A schema is a record type with a name so that VAST can represent it as a table internally. You would write a schema manually or extend an existing schema if your goal is tuning type semantics and performance. For example, if you have a field of type string that only holds IP addresses, you can upgrade it to type addr and enjoy the benefits of richer query expressions, e.g., top-k prefix search. Or if you onboard a new data source, you can ship a schema along with concept mappings for a deeper integration.

You write a schema (and potentially accompanying types, concepts, and models) in a module.

Let's write one from scratch, for a tiny dummy data source called foo that produces CSV events of this shape:

date,target,message
2022-05-17,10.0.0.1,foo
2022-05-18,10.0.0.2,bar
2022-05-18,10.0.0.3,bar

The corresponding schema type looks like this:

message:
record:
- date: time
- target: ip
- message: msg

You can embed this type definition in a dedicated foo module:

module: foo
types:
message:
record:
- date: time
- target: ip
- message: msg

Now that you have a new module, you can choose to deploy it at the client or the server. When a VAST server starts, it will send a copy of its local schemas to the client. If the client has a schema for the same type, it will override the server version. We recommend deploying the module at the server when all clients should see the contained schemas, and at the client when the scope is local. The diagram below illustrates the initial handshake:

Regardless of where you deploy the module, the procedure is the same at client and server: place the module in an existing module directory, such as /etc/vast/modules, or tell VAST in your vast.yaml configuration file where to look for additional modules via the module-dirs key:

vast:
module-dirs:
- path/to/modules

At the server, restart VAST and you're ready to go.
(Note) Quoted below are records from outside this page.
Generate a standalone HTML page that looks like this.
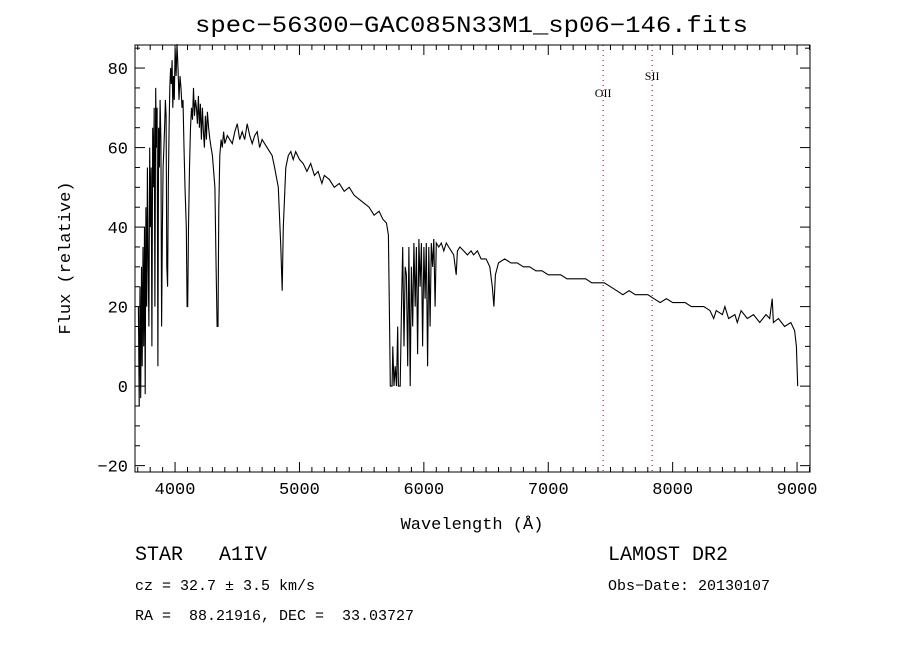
<!DOCTYPE html>
<html><head><meta charset="utf-8"><style>
body{margin:0;background:#fff}
svg text{font-family:"Liberation Serif",serif;fill:#000}
.m{font-family:"Liberation Mono",monospace}
</style></head><body>
<svg id="c" width="900" height="650" xmlns="http://www.w3.org/2000/svg">
<rect width="900" height="650" fill="#fff"/>
<text x="195" y="32" font-size="23" textLength="553" lengthAdjust="spacingAndGlyphs" class="m">spec−56300−GAC085N33M1_sp06−146.fits</text>
<text x="0" y="0" font-size="17" text-anchor="middle" transform="translate(70,258) rotate(-90)" class="m">Flux (relative)</text>
<text x="472" y="529" font-size="17" text-anchor="middle" class="m">Wavelength (Å)</text>
<text x="135" y="560" font-size="20" class="m" xml:space="preserve">STAR   A1IV</text>
<text x="608" y="560" font-size="20" class="m">LAMOST DR2</text>
<text x="135" y="590" font-size="15" class="m">cz = 32.7 ± 3.5 km/s</text>
<text x="608" y="590" font-size="15" class="m">Obs−Date: 20130107</text>
<text x="135" y="620" font-size="15" class="m" xml:space="preserve">RA =  88.21916, DEC =  33.03727</text>
<g id="ax"></g>
</svg>
<script>
const xTicks=[4000,5000,6000,7000,8000,9000];
const yTicks=[-20,0,20,40,60,80];
const lineNames=["OII","SII"];
const lineWaves=[7441,7835];
const wave=[3705,3712,3718,3724,3730,3736,3742,3748,3754,3760,3766,3772,3778,3784,3790,3796,3802,3808,3814,3820,3826,3832,3838,3844,3850,3856,3862,3868,3874,3880,3886,3892,3898,3904,3910,3916,3922,3928,3934,3940,3946,3952,3958,3964,3970,3976,3982,3988,3994,4000,4008,4016,4024,4032,4040,4048,4056,4064,4072,4080,4090,4097,4102,4108,4116,4124,4132,4140,4148,4156,4164,4172,4180,4188,4196,4204,4212,4220,4228,4236,4244,4252,4260,4270,4280,4290,4300,4320,4330,4338,4345,4352,4360,4370,4380,4390,4400,4420,4440,4460,4480,4500,4520,4540,4560,4580,4600,4620,4640,4660,4680,4700,4720,4740,4760,4780,4800,4830,4850,4861,4870,4890,4910,4930,4950,4970,5000,5030,5060,5090,5120,5150,5180,5200,5240,5280,5320,5360,5400,5440,5480,5520,5560,5600,5640,5670,5700,5715,5725,5730,5745,5750,5760,5770,5780,5790,5795,5810,5820,5830,5840,5850,5860,5870,5880,5890,5900,5910,5920,5930,5940,5950,5960,5970,5980,5990,6000,6010,6020,6030,6040,6050,6060,6070,6080,6090,6100,6120,6140,6160,6180,6200,6220,6240,6260,6270,6290,6320,6350,6380,6400,6430,6460,6500,6530,6550,6563,6575,6600,6650,6700,6750,6800,6850,6900,6950,7000,7050,7100,7150,7200,7250,7300,7350,7400,7450,7500,7550,7600,7650,7700,7750,7800,7850,7900,7950,8000,8050,8100,8150,8200,8250,8300,8330,8350,8400,8420,8450,8500,8520,8550,8600,8650,8700,8750,8780,8800,8810,8850,8900,8950,8980,8995,9005];
const flux=[20,-5,25,-3,30,5,35,10,40,-2,45,20,55,30,15,60,40,55,10,65,50,70,20,75,60,70,5,65,55,72,62,15,40,55,60,65,72,68,30,25,50,65,75,80,76,82,70,78,72,85,78,86,80,72,78,75,70,72,60,50,40,20,20,40,55,65,70,67,75,68,72,70,66,73,65,71,62,70,64,60,68,62,69,65,62,60,58,50,30,15,15,45,58,62,60,64,61,63,62,61,64,66,62,64,62,66,63,61,63,64,60,62,61,60,59,58,55,50,35,24,40,55,58,59,57,59,57,56,54,56,53,54,51,53,52,50,51,49,50,48,47,46,45,43,44,42,41,38,15,0,0,10,0,5,0,15,0,0,20,35,10,30,28,5,35,0,30,15,36,20,35,8,37,25,36,10,35,22,36,5,35,15,36,30,37,20,36,35,36,34,36,35,34,33,28,34,35,34,33,34,33,34,32,32,30,25,20,28,31,32,31,31,30,30,29,29,28,28,28,27,27,27,27,26,26,26,25,24,23,24,23,23,23,22,21,22,21,21,21,20,20,20,19,17,19,18,20,17,18,16,19,17,18,16,18,17,22,16,17,15,16,14,10,0];
const X0=3678,X1=9104,Y0=-21.6,Y1=85.8,L=135,R=810,T=45,B=472;
const sx=w=>L+(w-X0)/(X1-X0)*(R-L);
const sy=f=>B-(f-Y0)/(Y1-Y0)*(B-T);
const NS="http://www.w3.org/2000/svg",g=document.getElementById('ax');
function mk(t,a){const e=document.createElementNS(NS,t);for(const k in a)e.setAttribute(k,a[k]);g.appendChild(e);return e;}
let d="";wave.forEach((w,i)=>{d+=(i?"L":"M")+sx(w).toFixed(1)+","+sy(flux[i]).toFixed(1);});
const p=mk('path',{d:d,fill:'none',stroke:'#000','stroke-width':1.1});


lineWaves.forEach((w,i)=>{
 const l=mk('line',{x1:sx(w),x2:sx(w),y1:T,y2:B,stroke:'#800',"stroke-dasharray":"1,4"});
 
 
 const t=mk('text',{x:sx(w),y:i?80:97,"font-size":12,"text-anchor":"middle"});t.textContent=lineNames[i];
 
 
});
const fr=mk('rect',{x:L,y:T,width:R-L,height:B-T,fill:'none',stroke:'#000','stroke-width':1});


for(let w=3700;w<=9100;w+=100){const x=sx(w),mj=w%1000==0,len=mj?10:5;
 mk('line',{x1:x,x2:x,y1:B,y2:B-len,stroke:'#000'});mk('line',{x1:x,x2:x,y1:T,y2:T+len,stroke:'#000'});}
xTicks.forEach(v=>{const t=mk('text',{x:sx(v),y:B+22,"font-size":17,"text-anchor":"middle",class:"m"});t.textContent=v;
 
 });
for(let f=-20;f<=85;f+=5){const y=sy(f),mj=f%20==0,len=mj?10:5;
 mk('line',{x1:L,x2:L+len,y1:y,y2:y,stroke:'#000'});mk('line',{x1:R,x2:R-len,y1:y,y2:y,stroke:'#000'});}
yTicks.forEach(v=>{const t=mk('text',{x:L-7,y:sy(v)+6,"font-size":17,"text-anchor":"end",class:"m"});t.textContent=v<0?"−"+(-v):v;
 
 });
</script>
</body></html>
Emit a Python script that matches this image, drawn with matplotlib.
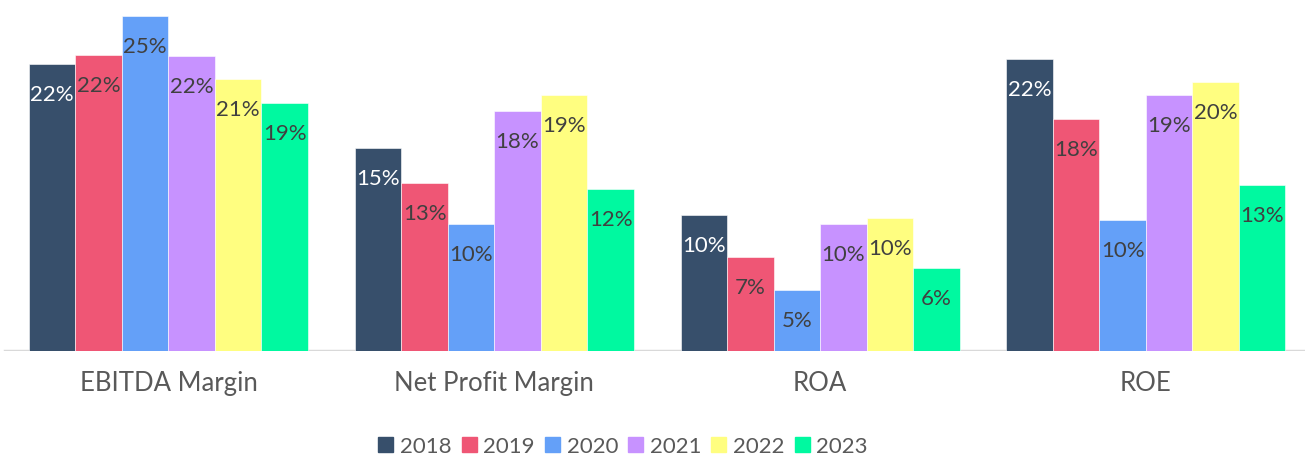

Or just spin up a new client and ingest the CSV with richer typing:

vast import csv < foo.csv

Map events to schemas

For some input formats, such as JSON and CSV, VAST requires an existing schema to find the corresponding type definition and use higher-level types.

There exist two ways to tell VAST how to map events to schemas:

  1. Field Matching: by default, VAST checks every new record whether there exists a corresponding schema where the record fields match. If found, VAST automatically assigns the matching schema.

    The --type=PREFIX option makes it possible to restrict the set of candidate schemas to type names with a given prefix, in case there exist multiple schemas with identical field names. "Prefix" here means up to a dot delimiter or a full type name, e.g., suricata or suricata.dns are valid prefixes, but neither suricat nor suricata.d.

    Performance Boost

    In case the prefix specified by --type yields exactly one possible candidate schema, VAST can operate substantially faster. The reason is that VAST disambiguates multiple schemas by comparing their normalized representation, which works by computing hash of the list of sorted field names and comparing it to the hash of the candidate types.

  2. Selector Specification: some events have a dedicated field to indicate the type name of a particular event. For example, Suricata EVE JSON records have an event_type field that contains flow, dns, smb, etc., to signal what object structure to expect.

    To designate a selector field, use the --selector=FIELD:PREFIX option to specify a colon-separated field-name-to-schema-prefix mapping, e.g., vast import json --selector=event_type:suricata reads the value from the field event_type and prefixes it with suricata. to look for a corresponding schema.